But if you can express your query using JQL, why not go directly to JIRA?
I think that the problem is that there are some queries (particularly those involving NOT) which can't be constructed using the existing JIRA gui. You can say "I want all issues with the following fields turned on" but you can't say "I want all issues with the following field NOT turned on".

Thanks,
-Rick
I see the point of caching and dataset rip-offs (i.e. you populate a table and continue to refine the results/searches locally), are there other use-cases where people think they would prefer Derby+VTI over JIRA+JQL?



I know of a couple of tools where it is important to be able to do queries joining JIRA data with local private DERBY tables. A VTI with JQL would be nice for that sort of thing, but NOT is a requirement and I actually still think might actually pull more data over time with the number of queries than just creating the cache table periodically. One of these very old tools just dumps the data from Jira into a JIRA_ISSUES table and does queries. I think that ancient app will just have to become smarter about updating the data in the table incrementally to maintain the same functionality.
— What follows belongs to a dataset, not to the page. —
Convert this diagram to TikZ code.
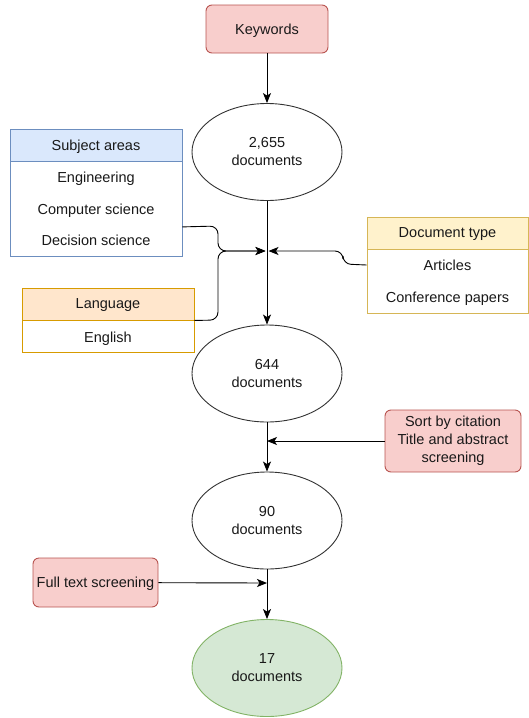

Personal problems aside, I don't know how much the JIRA VTI demo or any kind of JIRA data download and interface to Derby is being used by the user community. I have used this sort of thing for analyzing issues for backport and generating metrics. I know they can be useful to manage support and development work, joining private customer data with the public data in Jira. I could imagine it might be useful to other development groups in the same capacity, so the Jira VTI might be a good demo for that reason, but my gut feeling is that demo is not used that often (of course could totally be wrong).